A TEAM of five cleaned more than 200 examples of graffiti from properties in a Brighton shopping street in just three months.

But during the trial “zero tolerance” crackdown in London Road, Brighton, the team found graffiti vandals were quick to respray newly cleaned surfaces.

The crackdown – from the start of November – involved a small team of staff from Brighton and Hove City Council’s rubbish, recycling and street cleaning service Cityclean.

They spent the first six weeks of the trial cleaning every surface defaced with graffiti and dealing with any new graffiti on any property – public or private – within 24 hours.

In the weeks after the initial clean up, the team – which would usually deal only with public property unless the graffiti was offensive – monitored the area.

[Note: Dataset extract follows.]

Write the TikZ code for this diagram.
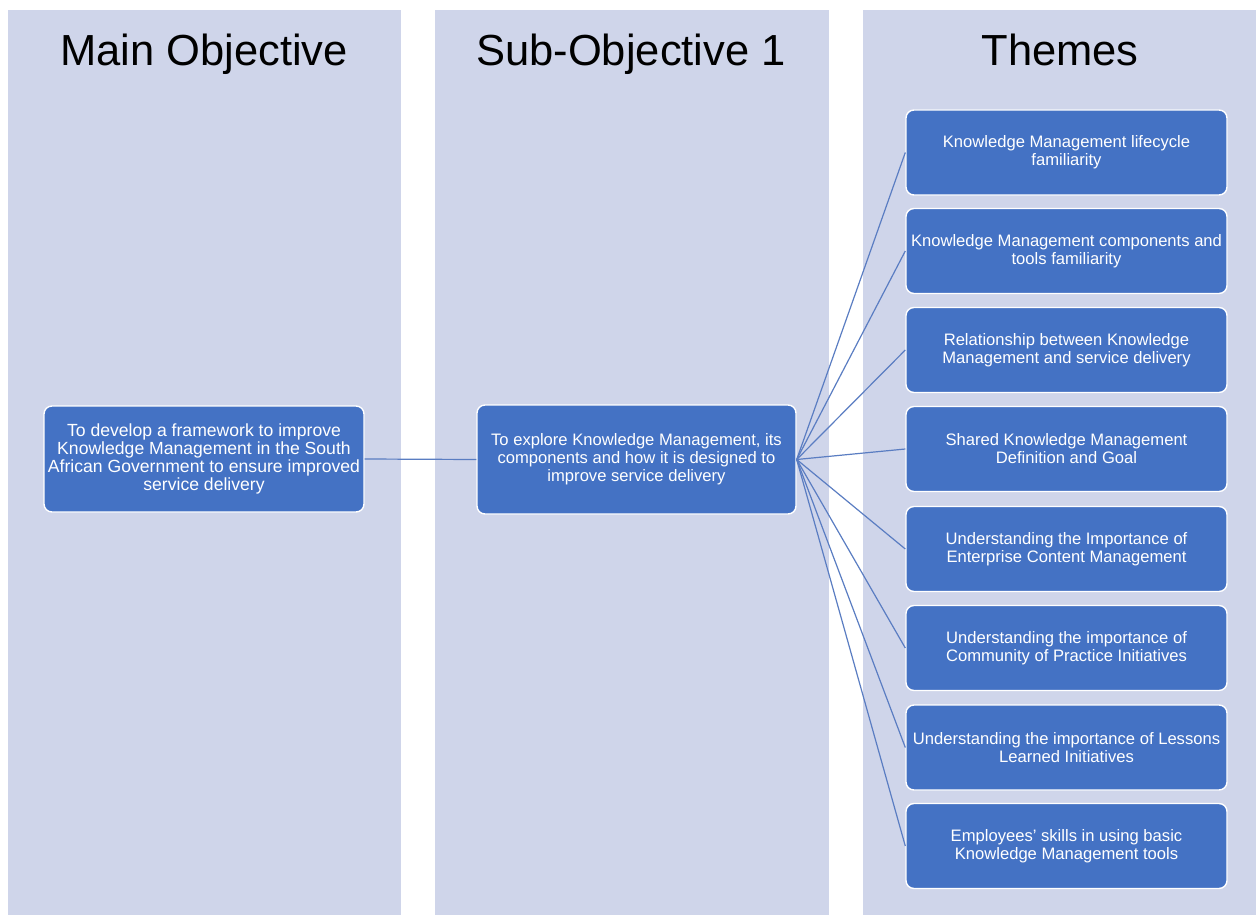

Cityclean boss Rachel Chasseaud said: “It took all our staff and all our resources to do that. Unfortunately, the graffiti did come back very quickly. For that to be able to work, you’d have to keep at it.”

Mrs Chasseaud spoke about the trial at a council housing management panel meeting this week.

She said that when she started at Cityclean there was just one worker deployed to remove graffiti, with a second person taken on in late 2019.

The council budgeted an extra £100,000 to tackle graffiti just over a year ago – and last autumn it recruited two extra staff and a team leader.

Mrs Chassaeud said that graffiti was a “massive challenge” with staff constantly tackling the problem across Brighton and Hove.

The council has previously said that it would fine businesses that did not remove graffiti from private property including the “street furniture” owned by telecom companies.

As a result, it said, private organisations would be more likely to take swift action to clean up graffiti on their property.

Critics have said that the policy added insult to injury by threatening to punish the victims of crime.

But the council has stated that it can "remove graffiti on public buildings, and asking businesses to play their part in keeping graffiti removed from their buildings is an important part of our drive to tackle the problem".